[Begin Data segment]

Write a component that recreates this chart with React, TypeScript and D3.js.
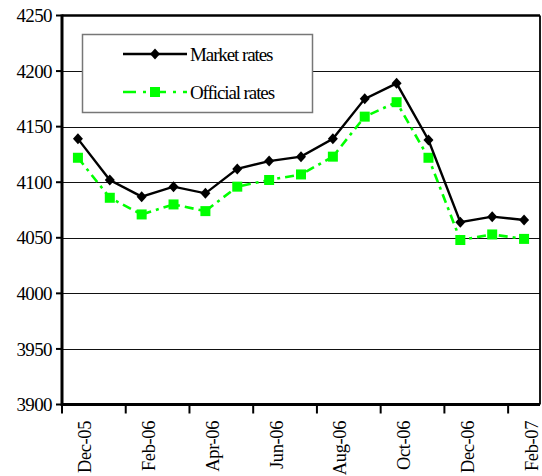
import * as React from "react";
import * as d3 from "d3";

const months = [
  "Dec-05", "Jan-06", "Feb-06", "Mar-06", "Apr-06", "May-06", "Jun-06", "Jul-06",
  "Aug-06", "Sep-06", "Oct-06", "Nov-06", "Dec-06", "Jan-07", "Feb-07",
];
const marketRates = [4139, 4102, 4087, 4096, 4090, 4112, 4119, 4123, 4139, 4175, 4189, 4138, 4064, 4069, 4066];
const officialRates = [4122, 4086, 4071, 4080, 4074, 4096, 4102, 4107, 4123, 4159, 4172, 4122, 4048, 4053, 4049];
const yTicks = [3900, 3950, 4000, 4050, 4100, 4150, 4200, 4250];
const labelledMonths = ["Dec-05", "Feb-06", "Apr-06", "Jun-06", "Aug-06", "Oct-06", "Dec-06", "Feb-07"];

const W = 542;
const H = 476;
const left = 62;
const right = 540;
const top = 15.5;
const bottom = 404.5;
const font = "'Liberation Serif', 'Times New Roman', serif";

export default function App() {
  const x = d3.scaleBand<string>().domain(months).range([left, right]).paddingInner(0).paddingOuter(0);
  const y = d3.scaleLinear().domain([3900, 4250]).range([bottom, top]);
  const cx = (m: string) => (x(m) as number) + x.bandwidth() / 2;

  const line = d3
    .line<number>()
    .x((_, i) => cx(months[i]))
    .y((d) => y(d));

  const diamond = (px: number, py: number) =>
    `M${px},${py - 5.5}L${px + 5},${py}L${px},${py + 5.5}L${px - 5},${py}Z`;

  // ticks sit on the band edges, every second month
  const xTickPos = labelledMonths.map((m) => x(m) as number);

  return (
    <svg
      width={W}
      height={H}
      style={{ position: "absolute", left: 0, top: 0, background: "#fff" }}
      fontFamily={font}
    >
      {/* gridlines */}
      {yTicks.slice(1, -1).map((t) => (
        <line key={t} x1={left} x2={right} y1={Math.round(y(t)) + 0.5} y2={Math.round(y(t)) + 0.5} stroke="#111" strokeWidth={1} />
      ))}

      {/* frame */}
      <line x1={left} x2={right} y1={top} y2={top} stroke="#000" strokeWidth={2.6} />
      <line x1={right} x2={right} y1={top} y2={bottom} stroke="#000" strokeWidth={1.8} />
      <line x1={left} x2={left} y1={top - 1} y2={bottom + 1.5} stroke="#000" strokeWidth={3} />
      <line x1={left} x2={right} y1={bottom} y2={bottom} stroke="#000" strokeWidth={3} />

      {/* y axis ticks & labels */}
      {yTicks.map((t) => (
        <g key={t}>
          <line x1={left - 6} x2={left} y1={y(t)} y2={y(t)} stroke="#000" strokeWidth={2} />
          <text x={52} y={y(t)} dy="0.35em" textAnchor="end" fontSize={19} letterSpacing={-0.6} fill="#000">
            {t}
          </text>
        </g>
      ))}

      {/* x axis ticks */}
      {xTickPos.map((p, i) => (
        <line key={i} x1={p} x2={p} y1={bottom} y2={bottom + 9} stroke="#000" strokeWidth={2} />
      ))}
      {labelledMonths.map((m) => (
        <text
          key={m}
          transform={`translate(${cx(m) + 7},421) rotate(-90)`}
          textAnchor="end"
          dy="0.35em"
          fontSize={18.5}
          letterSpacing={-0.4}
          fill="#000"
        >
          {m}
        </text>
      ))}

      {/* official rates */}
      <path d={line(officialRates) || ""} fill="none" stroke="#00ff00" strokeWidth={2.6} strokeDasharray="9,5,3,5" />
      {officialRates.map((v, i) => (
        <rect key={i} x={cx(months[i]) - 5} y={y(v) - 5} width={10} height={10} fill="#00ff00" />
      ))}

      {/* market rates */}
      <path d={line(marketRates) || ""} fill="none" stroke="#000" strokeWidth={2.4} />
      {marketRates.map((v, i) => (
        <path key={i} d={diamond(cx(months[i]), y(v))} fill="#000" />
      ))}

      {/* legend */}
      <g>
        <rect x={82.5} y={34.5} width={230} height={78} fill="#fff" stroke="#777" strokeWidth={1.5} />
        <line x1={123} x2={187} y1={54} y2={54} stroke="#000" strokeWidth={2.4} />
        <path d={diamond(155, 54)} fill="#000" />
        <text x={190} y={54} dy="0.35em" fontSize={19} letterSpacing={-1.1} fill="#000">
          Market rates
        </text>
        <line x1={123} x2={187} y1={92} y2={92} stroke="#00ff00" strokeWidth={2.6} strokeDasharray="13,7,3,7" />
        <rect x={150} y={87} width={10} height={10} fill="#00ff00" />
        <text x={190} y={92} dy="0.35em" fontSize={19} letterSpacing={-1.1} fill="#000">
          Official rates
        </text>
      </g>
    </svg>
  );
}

[End Data segment]

Problem statement
Give again, word for word, every line from the top of the data through the line with "import * as d3", both ends included, and exclude the pictures.

Result of the exercise
Write a component that recreates this chart with React, TypeScript and D3.js.
import * as React from "react";
import * as d3 from "d3";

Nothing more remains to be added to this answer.